Personal information
- Full name: Sebastián Ontoria Escolaza
- Date of birth: 20 January 1920
- Place of birth: San Sebastián, Spain
- Date of death: 12 August 2004 (aged 84)
- Place of death: San Sebastián, Spain
- Height: 1.68 m (5 ft 6 in)
- Position(s): Midfielder

Youth career
- Amara
- Lagun Artea
- Sporting Rentería
- Vasconia

Senior career*
- Years: Team / Apps / (Gls)
- 1939–1940: Casetas
- 1940–1941: Zaragoza / 7 / (0)
- 1941–1955: Real Sociedad / 315 / (96)
- 1955–1956: Indautxu / 25 / (5)
- 1956–1957: Barakaldo / 16 / (4)
- Total:  / 363 / (105)

International career
- 1949: Spain B / 1 / (1)
- 1950: Spain / 1 / (0)

= Sebastián Ontoria =

Spanish footballer

Sebastián Ontoria Escolaza (20 January 1920 – 12 August 2004) was a Spanish footballer who played as a midfielder.

He amassed La Liga totals of 213 games and 41 goals during 11 seasons, with Zaragoza and Real Sociedad.

==Club career==
Born in San Sebastián, Gipuzkoa, Ontoria started his professional career with Real Zaragoza, appearing in only seven La Liga matches in his first two seasons combined and being relegated in the second. He then signed with his hometown club Real Sociedad after returning from his exile due to the Spanish Civil War, meeting the same fate in 1942, 1944 and 1948.
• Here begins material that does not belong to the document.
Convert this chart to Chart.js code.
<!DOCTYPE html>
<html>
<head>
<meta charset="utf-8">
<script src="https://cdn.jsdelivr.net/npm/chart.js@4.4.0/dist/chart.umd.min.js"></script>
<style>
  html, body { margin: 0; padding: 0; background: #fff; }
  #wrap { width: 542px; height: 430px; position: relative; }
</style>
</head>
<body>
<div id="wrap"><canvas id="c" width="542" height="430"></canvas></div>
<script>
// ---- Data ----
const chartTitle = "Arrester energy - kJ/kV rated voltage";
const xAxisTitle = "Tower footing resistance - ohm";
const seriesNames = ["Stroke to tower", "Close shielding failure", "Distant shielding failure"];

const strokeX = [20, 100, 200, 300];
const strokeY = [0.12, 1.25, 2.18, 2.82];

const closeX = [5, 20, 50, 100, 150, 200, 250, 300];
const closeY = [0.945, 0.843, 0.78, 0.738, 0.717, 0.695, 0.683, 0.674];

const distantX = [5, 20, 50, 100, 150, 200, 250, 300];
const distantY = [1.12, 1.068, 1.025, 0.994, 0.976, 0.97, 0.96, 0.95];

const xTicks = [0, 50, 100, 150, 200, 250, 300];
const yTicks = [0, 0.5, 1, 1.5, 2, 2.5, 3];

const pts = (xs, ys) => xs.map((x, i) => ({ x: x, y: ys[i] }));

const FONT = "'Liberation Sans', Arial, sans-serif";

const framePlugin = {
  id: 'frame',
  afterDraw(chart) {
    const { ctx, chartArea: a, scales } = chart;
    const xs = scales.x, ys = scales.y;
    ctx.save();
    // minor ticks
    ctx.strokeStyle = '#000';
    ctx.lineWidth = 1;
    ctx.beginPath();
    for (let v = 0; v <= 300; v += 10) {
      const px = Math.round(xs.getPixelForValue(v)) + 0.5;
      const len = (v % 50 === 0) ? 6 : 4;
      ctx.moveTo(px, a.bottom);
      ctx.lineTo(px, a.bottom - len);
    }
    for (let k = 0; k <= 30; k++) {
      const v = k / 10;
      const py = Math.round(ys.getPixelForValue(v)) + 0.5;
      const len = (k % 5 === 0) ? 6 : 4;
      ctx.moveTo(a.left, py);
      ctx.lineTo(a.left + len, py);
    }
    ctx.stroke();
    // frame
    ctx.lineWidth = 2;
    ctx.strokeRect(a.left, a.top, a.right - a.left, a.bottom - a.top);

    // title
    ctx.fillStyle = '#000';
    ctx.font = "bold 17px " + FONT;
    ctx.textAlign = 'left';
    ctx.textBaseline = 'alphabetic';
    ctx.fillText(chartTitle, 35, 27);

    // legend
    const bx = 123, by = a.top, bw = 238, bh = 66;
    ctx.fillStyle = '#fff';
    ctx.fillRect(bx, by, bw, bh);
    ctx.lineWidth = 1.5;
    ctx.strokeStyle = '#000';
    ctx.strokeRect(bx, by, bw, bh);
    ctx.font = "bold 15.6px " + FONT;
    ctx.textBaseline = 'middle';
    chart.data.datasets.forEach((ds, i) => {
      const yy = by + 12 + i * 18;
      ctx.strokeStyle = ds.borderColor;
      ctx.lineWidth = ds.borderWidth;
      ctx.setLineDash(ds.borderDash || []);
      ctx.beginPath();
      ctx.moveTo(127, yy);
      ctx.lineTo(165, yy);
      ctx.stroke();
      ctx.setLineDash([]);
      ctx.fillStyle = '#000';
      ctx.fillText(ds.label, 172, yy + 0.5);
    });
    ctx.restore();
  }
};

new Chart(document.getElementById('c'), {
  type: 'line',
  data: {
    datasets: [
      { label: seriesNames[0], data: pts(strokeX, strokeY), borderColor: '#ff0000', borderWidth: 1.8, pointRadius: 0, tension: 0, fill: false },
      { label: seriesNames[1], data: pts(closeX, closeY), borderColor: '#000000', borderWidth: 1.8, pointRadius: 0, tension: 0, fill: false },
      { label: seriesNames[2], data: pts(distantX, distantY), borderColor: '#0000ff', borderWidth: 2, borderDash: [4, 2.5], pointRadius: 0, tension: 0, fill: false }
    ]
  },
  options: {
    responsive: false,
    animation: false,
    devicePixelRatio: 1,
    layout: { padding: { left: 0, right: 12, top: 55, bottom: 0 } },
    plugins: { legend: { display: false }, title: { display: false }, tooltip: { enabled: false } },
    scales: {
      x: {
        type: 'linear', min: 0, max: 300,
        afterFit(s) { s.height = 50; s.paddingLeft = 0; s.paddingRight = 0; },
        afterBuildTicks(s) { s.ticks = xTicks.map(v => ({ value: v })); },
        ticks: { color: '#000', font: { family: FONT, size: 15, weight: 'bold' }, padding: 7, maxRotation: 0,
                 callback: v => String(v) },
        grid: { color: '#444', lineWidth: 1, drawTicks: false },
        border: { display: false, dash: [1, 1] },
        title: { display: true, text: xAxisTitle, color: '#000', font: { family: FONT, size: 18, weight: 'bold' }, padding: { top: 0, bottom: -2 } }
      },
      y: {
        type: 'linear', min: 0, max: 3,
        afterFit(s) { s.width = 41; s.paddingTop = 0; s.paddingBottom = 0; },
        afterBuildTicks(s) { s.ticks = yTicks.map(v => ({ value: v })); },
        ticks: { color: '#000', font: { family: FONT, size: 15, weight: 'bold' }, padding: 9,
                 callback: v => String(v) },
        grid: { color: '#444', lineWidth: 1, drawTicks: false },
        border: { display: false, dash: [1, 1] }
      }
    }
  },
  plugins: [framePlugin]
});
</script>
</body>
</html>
Ontoria started playing as a forward, but coach Benito Díaz eventually reconverted him into a midfielder whilst naming him team captain. During his 14-year spell at the Atotxa Stadium, he scored 114 goals across all competitions in 374 games, also reaching the final of the 1951 Copa del Generalísimo, lost to FC Barcelona.
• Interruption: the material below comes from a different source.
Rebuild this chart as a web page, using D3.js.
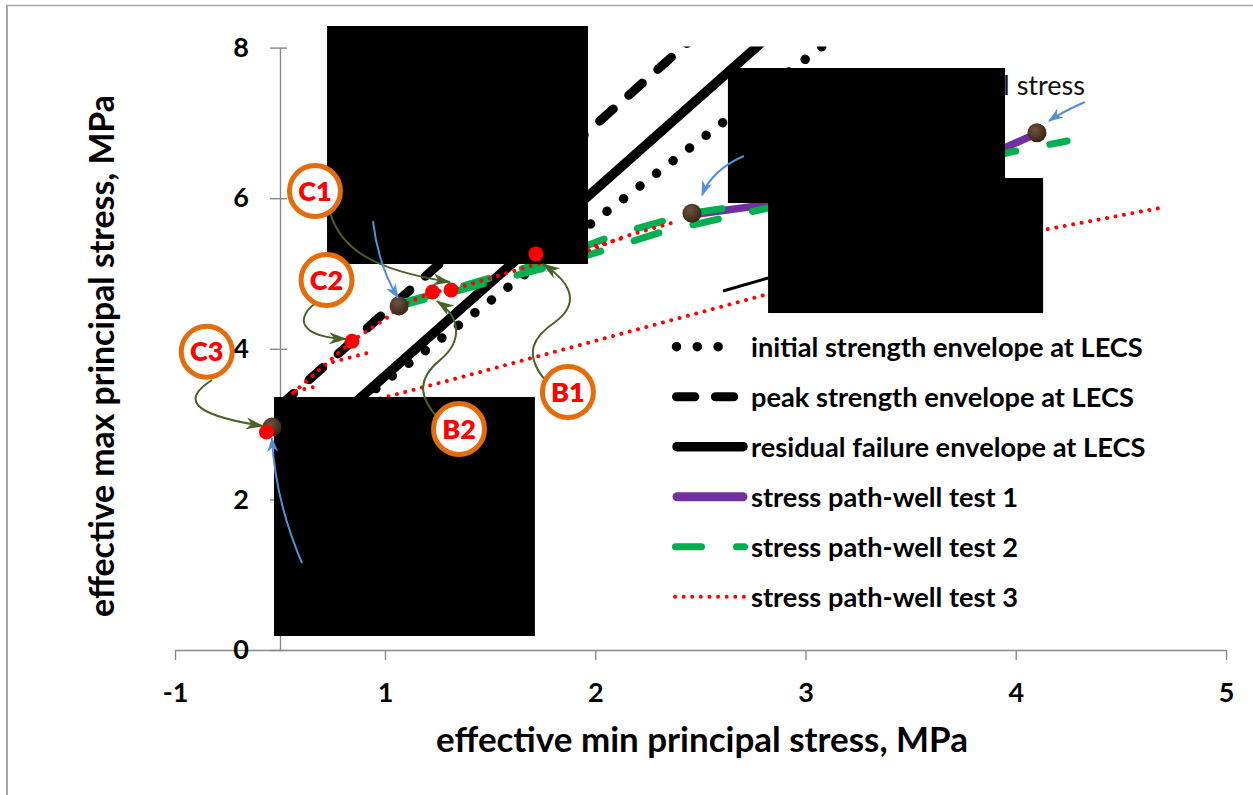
<!DOCTYPE html>
<html><head><meta charset="utf-8">
<script src="https://cdn.jsdelivr.net/npm/d3@7"></script>
<style>
body{margin:0;background:#fff}
svg{display:block}
text{font-family:Lato,"Open Sans",sans-serif}
</style>
</head><body>
<svg id="chart" width="1253" height="795"></svg>
<script>
// ---------- data ----------
const xTicks = [-1, 1, 2, 3, 4, 5];
const yTicks = [0, 2, 4, 6, 8];
const xTitle = "effective min principal stress, MPa";
const yTitle = "effective max principal stress, MPa";

const initialEnvelope  = [[3.077, 8.012], [0.5, 3.03]];
const peakEnvelope     = [[0.0, 3.245], [2.45, 8.09]];
const residualEnvelope = [[0.5, 3.02], [2.8, 8.09]];

const wellTest1 = [[2.460, 5.78], [2.831, 5.92], [3.949, 6.67], [4.101, 6.86]];
const wellTest2Lower = [[1.067, 4.568], [1.485, 4.874], [1.832, 5.126], [2.332, 5.564], [2.822, 5.870], [3.977, 6.614], [4.244, 6.760]];
const wellTest2Upper = [[1.095, 4.622], [1.404, 4.861], [1.713, 5.113], [2.108, 5.525], [2.460, 5.803], [2.688, 5.896]];
const wellTest3Upper = [[-0.114, 2.948], [0.124, 3.413], [0.686, 4.104], [1.014, 4.422], [1.071, 4.568], [1.224, 4.754], [1.314, 4.781], [1.675, 5.086], [1.975, 5.312], [2.132, 5.485], [2.379, 5.684]];
const wellTest3Return = [[1.718, 5.259], [2.023, 5.378], [2.132, 5.471]];
const wellTest3StepA = [[0.152, 3.440], [0.362, 3.506]];
const wellTest3StepB = [[0.505, 3.825], [0.829, 3.944]];
const wellTest3Lower = [[-0.076, 2.961], [1.347, 3.612], [2.822, 4.728], [4.130, 5.578], [4.710, 5.883]];

const initialStressPoints = [[-0.076, 2.96], [1.067, 4.57], [2.460, 5.80], [4.101, 6.87]];
const failurePoints = [[-0.129, 2.895], [0.686, 4.10], [1.226, 4.754], [1.314, 4.78], [1.718, 5.26]];

const leaderLine = [[2.608, 4.768], [2.822, 4.940]];

const legendLabels = ["initial strength envelope at LECS", "peak strength envelope at LECS",
  "residual failure envelope at LECS", "stress path-well test 1", "stress path-well test 2",
  "stress path-well test 3"];

const circleLabels = ["C1", "C2", "C3", "B2", "B1"];
const circleCenters = [[0.333, 6.096], [0.443, 4.914], [-0.698, 3.961], [1.352, 2.935], [1.870, 3.426]];

// curved connectors (cubic Bezier control points, data units)
const greenArrows = [
  [[0.476, 5.817], [0.571, 5.339], [0.876, 5.046], [1.309, 4.887]],
  [[0.381, 4.648], [0.114, 4.409], [0.190, 4.157], [0.629, 4.130]],
  [[-0.648, 3.586], [-0.914, 3.347], [-0.895, 3.134], [-0.162, 2.975]],
  [[1.247, 3.094], [1.157, 3.386], [1.157, 3.612], [1.262, 3.851], [1.366, 4.090], [1.366, 4.409], [1.247, 4.635]],
  [[1.761, 3.586], [1.652, 3.958], [1.713, 4.170], [1.809, 4.356], [1.918, 4.582], [1.903, 4.847], [1.751, 5.126]]
];
// quadratic connectors
const blueArrows = [
  [[0.886, 5.697], [0.933, 5.113], [1.062, 4.675]],
  [[2.707, 6.560], [2.555, 6.375], [2.508, 6.042]],
  [[4.329, 7.278], [4.220, 7.145], [4.158, 7.025]],
  [[0.210, 1.155], [-0.048, 1.992], [-0.076, 2.815]]
];
const noteText = "initial stress";
const notePos = [4.329, 7.371];

// masking boxes [x0, y0, x1, y1] in data units
const maskBoxes = [
  [0.448, 8.287, 1.9655, 5.126],
  [2.631, 7.729, 3.949, 5.936],
  [2.822, 6.268, 4.130, 4.475],
  [-0.057, 3.360, 1.713, 0.186]
];

// ---------- setup ----------
const svg = d3.select("#chart");
const x = d3.scaleLinear().domain([-1, 1, 5]).range([175, 385, 1226]);
const y = d3.scaleLinear().domain([0, 8]).range([650, 47.6]);
const line = d3.line().x(d => x(d[0])).y(d => y(d[1]));
const P = d => `${x(d[0])},${y(d[1])}`;

const defs = svg.append("defs");
defs.append("clipPath").attr("id", "plotClip").append("rect")
  .attr("x", x(-1)).attr("y", y(8) - 1).attr("width", x(5) - x(-1)).attr("height", y(0) - y(8) + 1);

function marker(id, color, len, wid) {
  defs.append("marker").attr("id", id).attr("markerUnits", "userSpaceOnUse")
    .attr("viewBox", `0 ${-wid/2} ${len} ${wid}`).attr("refX", len - 1).attr("refY", 0)
    .attr("markerWidth", len).attr("markerHeight", wid).attr("orient", "auto")
    .append("path").attr("d", `M0,${-wid/2} L${len},0 L0,${wid/2} L${len*0.3},0 Z`).attr("fill", color);
}
marker("arrG", "#4a6228", 18, 12);
marker("arrB", "#558ed5", 15, 11);

const grad = defs.append("radialGradient").attr("id", "brownGrad").attr("cx", "40%").attr("cy", "35%").attr("r", "65%");
grad.append("stop").attr("offset", "0%").attr("stop-color", "#6e5342");
grad.append("stop").attr("offset", "100%").attr("stop-color", "#3a2516");

// frame
svg.append("line").attr("x1", 6).attr("x2", 1253).attr("y1", 5.5).attr("y2", 5.5).attr("stroke", "#a8a8a8").attr("stroke-width", 1.5);
svg.append("line").attr("x1", 7).attr("x2", 7).attr("y1", 5).attr("y2", 795).attr("stroke", "#a8a8a8").attr("stroke-width", 2);

// ---------- axes ----------
const axisColor = "#898989";
const gx = svg.append("g").attr("transform", `translate(0,${y(0)})`)
  .call(d3.axisBottom(x).tickValues(xTicks).tickSize(10).tickSizeOuter(0).tickPadding(23).tickFormat(d => String(d)));
const gy = svg.append("g").attr("transform", `translate(${x(0)},0)`)
  .call(d3.axisLeft(y).tickValues(yTicks).tickSize(10).tickSizeOuter(0).tickPadding(21).tickFormat(d => String(d)));
[gx, gy].forEach(g => {
  g.select(".domain").attr("stroke", axisColor).attr("stroke-width", 1.4);
  g.selectAll(".tick line").attr("stroke", axisColor).attr("stroke-width", 1.4);
  g.selectAll(".tick text").attr("fill", "#000").attr("font-size", 27).attr("font-weight", 700)
    .attr("font-family", "Lato, sans-serif");
});
gy.selectAll(".tick line").attr("x1", 7);

function fit(sel, target) {
  const w = sel.node().getComputedTextLength();
  const fs = parseFloat(sel.attr("font-size"));
  sel.attr("font-size", fs * target / w);
  return fs * target / w;
}
const xt = svg.append("text").attr("x", 702).attr("y", 752).attr("text-anchor", "middle")
  .attr("font-size", 30).attr("font-weight", 700).text(xTitle);
fit(xt, 532);
const yt = svg.append("text").attr("transform", "translate(114,356) rotate(-90)").attr("text-anchor", "middle")
  .attr("font-size", 30).attr("font-weight", 700).text(yTitle);
fit(yt, 522);

// ---------- series ----------
const styles = {
  initial: {stroke: "#000", width: 9.5, dash: "0.01,20.8"},
  peak: {stroke: "#000", width: 9, dash: "18.3,20.6"},
  residual: {stroke: "#000", width: 9.5, dash: null},
  test1: {stroke: "#7030a0", width: 7.5, dash: null},
  test2: {stroke: "#00b050", width: 7, dash: "26,35"},
  test3: {stroke: "#ff0000", width: 4, dash: "0.01,8.6"}
};
const plot = svg.append("g").attr("clip-path", "url(#plotClip)");
function drawLine(data, st) {
  plot.append("path").attr("d", line(data)).attr("fill", "none")
    .attr("stroke", st.stroke).attr("stroke-width", st.width)
    .attr("stroke-linecap", "round").attr("stroke-linejoin", "round")
    .attr("stroke-dasharray", st.dash);
}
drawLine(initialEnvelope, styles.initial);
drawLine(peakEnvelope, styles.peak);
drawLine(residualEnvelope, styles.residual);
drawLine(wellTest1, styles.test1);
drawLine(wellTest2Upper, styles.test2);
drawLine(wellTest2Lower, styles.test2);
[wellTest3Upper, wellTest3Return, wellTest3StepA, wellTest3StepB, wellTest3Lower].forEach(d => drawLine(d, styles.test3));
plot.append("path").attr("d", line(leaderLine)).attr("stroke", "#000").attr("stroke-width", 3);

// note text (partly hidden by masks)
svg.append("text").attr("x", x(notePos[0])).attr("y", y(notePos[1])).attr("text-anchor", "end")
  .attr("font-size", 27).attr("fill", "#111").text(noteText);

// mask boxes
svg.selectAll("rect.mask").data(maskBoxes).join("rect").attr("class", "mask")
  .attr("x", d => x(d[0])).attr("y", d => y(d[1]))
  .attr("width", d => x(d[2]) - x(d[0])).attr("height", d => y(d[3]) - y(d[1]))
  .attr("fill", "#000");

// points
svg.selectAll("circle.init").data(initialStressPoints).join("circle").attr("class", "init")
  .attr("cx", d => x(d[0])).attr("cy", d => y(d[1])).attr("r", 9.5).attr("fill", "url(#brownGrad)");
svg.selectAll("circle.fail").data(failurePoints).join("circle").attr("class", "fail")
  .attr("cx", d => x(d[0])).attr("cy", d => y(d[1])).attr("r", 7.5).attr("fill", "#ff0000");

// connectors
function cubicPath(pts) {
  let s = `M${P(pts[0])}`;
  for (let i = 1; i + 2 < pts.length; i += 3) s += ` C${P(pts[i])} ${P(pts[i+1])} ${P(pts[i+2])}`;
  return s;
}
greenArrows.forEach(a => svg.append("path").attr("d", cubicPath(a)).attr("fill", "none")
  .attr("stroke", "#4a6228").attr("stroke-width", 2).attr("marker-end", "url(#arrG)"));
blueArrows.forEach(a => svg.append("path").attr("d", `M${P(a[0])} Q${P(a[1])} ${P(a[2])}`).attr("fill", "none")
  .attr("stroke", "#558ed5").attr("stroke-width", 2).attr("marker-end", "url(#arrB)"));

// labelled circles
const cg = svg.selectAll("g.lab").data(circleLabels).join("g").attr("class", "lab")
  .attr("transform", (d, i) => `translate(${x(circleCenters[i][0])},${y(circleCenters[i][1])})`);
cg.append("circle").attr("r", 25.5).attr("fill", "#fff").attr("stroke", "#e46c0a").attr("stroke-width", 5);
cg.append("text").attr("text-anchor", "middle").attr("dy", "0.36em").attr("font-size", 27)
  .attr("font-weight", 800).attr("fill", "#ff0000").text(d => d);

// ---------- legend ----------
const legendKeys = ["initial", "peak", "residual", "test1", "test2", "test3"];
const legendSpans = [[676.5, 738.5], [676.5, 736], [677, 743], [677, 743], [675.5, 744.5], [675, 745]];
const lg = svg.append("g");
let legendFont = null;
legendKeys.forEach((k, i) => {
  const st = styles[k];
  const yy = 346.7 + 50 * i;
  lg.append("line").attr("x1", legendSpans[i][0]).attr("x2", legendSpans[i][1]).attr("y1", yy).attr("y2", yy)
    .attr("stroke", st.stroke).attr("stroke-width", k === "test1" ? 9 : st.width)
    .attr("stroke-linecap", "round").attr("stroke-dasharray", st.dash);
  const t = lg.append("text").attr("x", 751).attr("y", yy).attr("dy", "0.36em")
    .attr("font-size", legendFont || 23).attr("font-weight", 700).text(legendLabels[i]);
  if (i === 0) legendFont = fit(t, 392);
});
</script>
</body></html>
Ontoria retired in 1957 at the age of 37, after one-year Segunda División stints with SD Indautxu and Barakaldo CF. He died in San Sebastián on 12 August 2004, aged 84.

==International career==
Ontoria earned one cap for Spain: on 9 April 1950, he helped to a 2–2 away draw to Portugal for the 1950 FIFA World Cup qualifiers, that after the 5–1 win in Madrid earned the nation a ticket to the finals in Brazil.

==Personal life==
At the end of the Civil War, Ontoria was captured and imprisoned in a concentration camp in Zaragoza for two years, after enlisting in the Larrañaga communist battalion in the Basque army, in the early days of the uprising.